Indra Jatra is one of the major street festivals of Kathmandu Valley celebrated at the Hanuman Dhoka Durbar Square. It is celebrated for eight days each year in September. It begins on the 12th day (Dwadasi) of the bright fortnight (waxig moon)of lunar month Bhadra and concludes on the 4th day (Chaturthi) of dark fortnight (waning moon) of Lumar month Ashwin. This festival is named after God Indra, the God of Rain and the King of Heaven.
Many people, especially living in the Kathmandu valley come to celebrate this festival.
On the first day, a huge wooden pole is erected in front of the Ancient Royal Hanuman Dhoka Palace. The pole is carefully selected and cut in the Nala forest of Kavre district. A flag of Lord Indra is tied at its top. A young male goat is sacrificed to the forest deity before bringing the pole to carve. The giant mask of Aakash Bhairab is brought out in open for three days which otherwise remains locked out in caged bar throughout the year. Local Newari ethinic groups pour home brewed beer into the mouth of Bhairab for which people later compete to get a sip. Classical dancers also gather around the courtyard of Hanuman Dhoka Durbar Square wearing different traditional costume and mask and dance to celebrate the visit of God Indra.
It is said that very long ago, lord Indra came to earth dressing like a farmer.
He wanted to take the Parijaat flower for his mother for her Puja. He found the flower but was caught by the owner of the land. The people tied his hands with rope and put him in display in the town square of Maru in Kathmandu. Indra’s mother was worried about him. When he did not return for a long time, she came looking for him. When the people realized whom they have captured, they immediately released him and apologized. Indra’s mother promised to give rainfall for the cultivating good crops and left with her son.
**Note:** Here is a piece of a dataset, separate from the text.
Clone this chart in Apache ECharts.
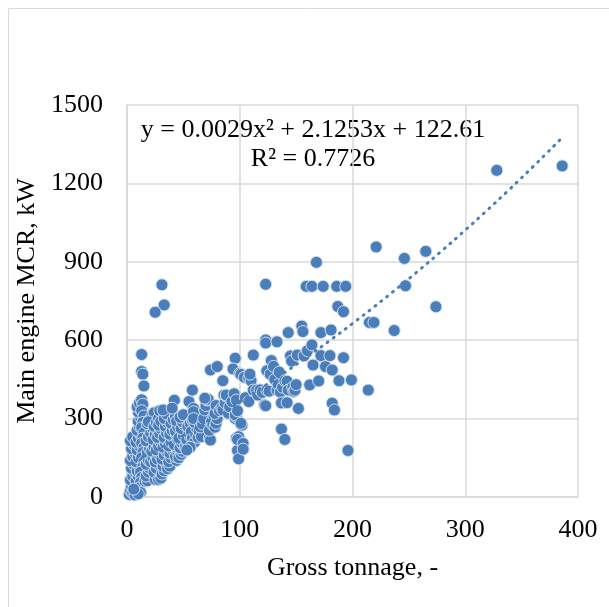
<!DOCTYPE html>
<html>
<head>
<meta charset="utf-8">
<script src="https://cdn.jsdelivr.net/npm/echarts@6/dist/echarts.min.js"></script>
<style>
  html, body { margin: 0; padding: 0; background: #fff; }
  #chart { width: 609px; height: 607px; }
</style>
</head>
<body>
<div id="chart"></div>
<script>
// [gross tonnage, main engine MCR kW]
let nearAxis = [
  [2,10],[3,25],[4,40],[5,15],[6,50],[3,65],[5,80],[7,95],[4,110],[6,125],[3,140],[5,155],[7,170],[4,185],[6,200],[3,215],[5,230],
  [8,20],[9,40],[8,62],[10,80],[9,100],[11,118],[8,135],[10,150],[12,165],[9,180],[11,195],[8,210],[10,225],[12,240],[9,255],[11,270],
  [10,290],[12,305],[10,325],[9,345],[11,360],[13,372],[14,355],[13,330],[15,310],[14,285],[13,265],[15,245],[14,225],[13,205],[15,190],
  [14,170],[13,150],[15,135],[14,115],[12,95],[13,75],[12,55],[11,35],[12,18],[7,8],[10,12],[6,30],
  [13,545],[13,480],[14,470],[15,425]
];
let small1 = [
  [16,60],[18,62],[17,80],[19,95],[20,110],[17,125],[19,140],[21,155],[18,170],[20,185],[22,200],[17,215],[19,230],[21,245],[23,260],
  [18,280],[20,295],[22,310],[24,322],[19,288],[21,135],[23,150],[25,165],[22,175],[24,190],[26,205],[23,220],[25,240],[27,255],[24,270],
  [26,285],[28,300],[29,330],[25,67],[27,80],[24,95],[26,110],[28,125],[25,134],[27,145],[29,160],[26,180],[28,195],[30,210],[27,228],
  [29,243],[30,262],[28,275],[30,290]
];
let small2 = [
  [28,67],[30,72],[31,88],[33,100],[32,118],[34,132],[31,145],[33,160],[35,175],[32,190],[34,205],[36,212],[33,228],[35,245],[37,258],
  [34,270],[36,285],[33,300],[35,318],[32,333],[36,108],[38,118],[37,135],[39,150],[38,168],[40,182],[37,195],[39,210],[41,225],[38,240],
  [40,255],[42,268],[39,282],[41,296],[43,310],[42,370],[40,340],[44,140],[43,155],[45,172],[44,190],[42,200],[45,220],[44,238],[43,252],
  [45,268],[44,290]
];
let small3 = [
  [46,150],[48,163],[49,175],[47,188],[50,198],[48,210],[46,225],[50,235],[52,250],[48,262],[51,275],[49,288],[53,300],[47,305],[50,315],
  [52,195],[54,205],[53,220],[56,232],[55,245],[57,258],[54,270],[56,282],[58,293],[55,365],[58,409],[59,339],[60,314],[59,326],[57,250],
  [58,225],[60,210],[61,240],[62,262],[60,285],[59,300],[56,190],[53,180]
];
let medium = [
  [63,228],[64,250],[66,231],[65,268],[67,279],[68,300],[69,333],[70,350],[71,371],[72,374],[69,378],[73,225],[74,218],[73,255],[75,290],
  [76,276],[77,310],[78,267],[79,282],[80,300],[78,320],[74,486],[80,499],[79,350],[82,330],[84,340],[85,333],[85,445],[86,390],[87,360],
  [88,386],[88,390],[90,320],[91,345],[93,365],[95,395],[96,300],[97,371],[97,307],[96,314],[98,330],[96,531],[94,490],[97,225],[99,231],
  [98,178],[99,146],[98,220],[102,275],[103,205],[103,183],[101,282],[100,473]
];
let larger = [
  [101,469],[104,458],[108,454],[110,445],[112,543],[109,470],[105,380],[108,365],[112,409],[115,409],[116,390],[118,410],[120,400],
  [122,352],[124,409],[123,349],[126,405],[124,483],[123,601],[123,589],[128,522],[127,470],[130,500],[133,594],[131,450],[133,409],
  [135,478],[134,430],[136,402],[138,420],[140,445],[137,360],[142,361],[137,260],[140,220],[142,443],[143,629],[143,409],[145,540],
  [147,420],[148,404],[146,520],[149,409],[150,430],[151,543],[152,339],[155,654],[156,633],[157,540],[160,560],[162,429],[123,814]
];
let largest = [
  [159,806],[164,806],[168,898],[170,444],[172,541],[172,629],[174,806],[164,582],[165,505],[176,499],[180,541],[181,639],[182,486],
  [182,359],[184,333],[186,806],[187,729],[188,445],[192,709],[192,533],[194,806],[196,178],[199,448],[214,409],[215,668],[219,668],
  [221,957],[237,637],[246,913],[247,808],[265,940],[274,728],[328,1250],[386,1267]
];
let outliers = [[31,812],[33,735],[25,707]];

let trendCoef = [0.0029, 2.1253, 122.61];   // y = a x^2 + b x + c
let trendX = [2, 20, 40, 60, 80, 100, 120, 140, 160, 180, 200, 220, 240, 260, 280, 300, 320, 340, 360, 386];

let xTicks = [0, 100, 200, 300, 400];
let yTicks = [0, 300, 600, 900, 1200, 1500];

let allPoints = [].concat(nearAxis, small1, small2, small3, medium, larger, largest, outliers);
let trendData = trendX.map(function (x) {
    return [x, trendCoef[0] * x * x + trendCoef[1] * x + trendCoef[2]];
});

let font = "'Liberation Serif', 'Times New Roman', serif";
let blue = '#4a7ebb';
let gridGray = '#d9d9d9';

let myChart = echarts.init(document.getElementById('chart'));

let option = {
    backgroundColor: '#fff',
    animation: false,
    textStyle: { fontFamily: font, color: '#000' },
    grid: { left: 127, right: 31, top: 105, bottom: 110 },
    graphic: [
        {
            type: 'rect',
            shape: { x: 8.5, y: 8.5, width: 620, height: 620 },
            style: { fill: 'none', stroke: gridGray, lineWidth: 1 }
        },
        {
            type: 'text', x: 313, y: 130,
            style: { text: 'y = 0.0029x² + 2.1253x + 122.61', fontFamily: font, fontSize: 26, fill: '#000', textAlign: 'center', textVerticalAlign: 'middle' }
        },
        {
            type: 'text', x: 313, y: 159,
            style: { text: 'R² = 0.7726', fontFamily: font, fontSize: 26, fill: '#000', textAlign: 'center', textVerticalAlign: 'middle' }
        }
    ],
    xAxis: {
        type: 'value',
        min: xTicks[0],
        max: xTicks[xTicks.length - 1],
        interval: xTicks[1] - xTicks[0],
        name: 'Gross tonnage, -',
        nameLocation: 'middle',
        nameGap: 58,
        nameTextStyle: { fontFamily: font, fontSize: 26, color: '#000' },
        axisLine: { show: true, lineStyle: { color: gridGray, width: 1.5 } },
        axisTick: { show: false },
        axisLabel: { fontFamily: font, fontSize: 26, color: '#000', margin: 20, formatter: function (v) { return String(v); } },
        splitLine: { show: true, lineStyle: { color: gridGray, width: 1.5 } }
    },
    yAxis: {
        type: 'value',
        min: yTicks[0],
        max: yTicks[yTicks.length - 1],
        interval: yTicks[1] - yTicks[0],
        name: 'Main engine MCR, kW',
        nameLocation: 'middle',
        nameGap: 80,
        nameTextStyle: { fontFamily: font, fontSize: 26, color: '#000' },
        axisLine: { show: true, lineStyle: { color: gridGray, width: 1.5 } },
        axisTick: { show: false },
        axisLabel: { fontFamily: font, fontSize: 26, color: '#000', margin: 24, formatter: function (v) { return String(v); } },
        splitLine: { show: true, lineStyle: { color: gridGray, width: 1.5 } }
    },
    series: [
        {
            name: 'MCR',
            type: 'scatter',
            data: allPoints,
            symbol: 'circle',
            symbolSize: 12,
            itemStyle: { color: blue, borderColor: '#d2deef', borderWidth: 1, opacity: 1 }
        },
        {
            name: 'Trend',
            type: 'line',
            data: trendData,
            smooth: true,
            showSymbol: false,
            z: 3,
            lineStyle: { color: blue, width: 3, type: [1, 6.5], cap: 'round' }
        }
    ]
};
myChart.setOption(option);
</script>
</body>
</html>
This story is presented through the processions, dances and music every year during the eight day celebration of Indra Jatra. Also, the image of Lord Indra in captivity is displayed during the festival.
One of the major events of the Indra Jatra is the Kumari Jatra or Kumari festival that occurs on the third and fourth day. During these days, the three-tiered chariot or the Rath of Living Goddess Kumari is taken around Kathmandu. Also the chariot of Ganesh and Bhairav (Kumar) accompany Kumari’s. According to the Hindu beliefs, Ganesha, who has the head of a white elephant, is son of Shiva and Parvati and Bhairav is another form of Shiva himself.
The festival is celebrated with songs, masked dances and religious chants. Dasha Avatara masked dance shows the ten incarnations of Lord Vishnu. The head of the state comes to take the blessing of the Living Goddess on this day. On the last day, the long wooden pole is lowered with religious ceremonies, animal sacrifices and ritual gestures.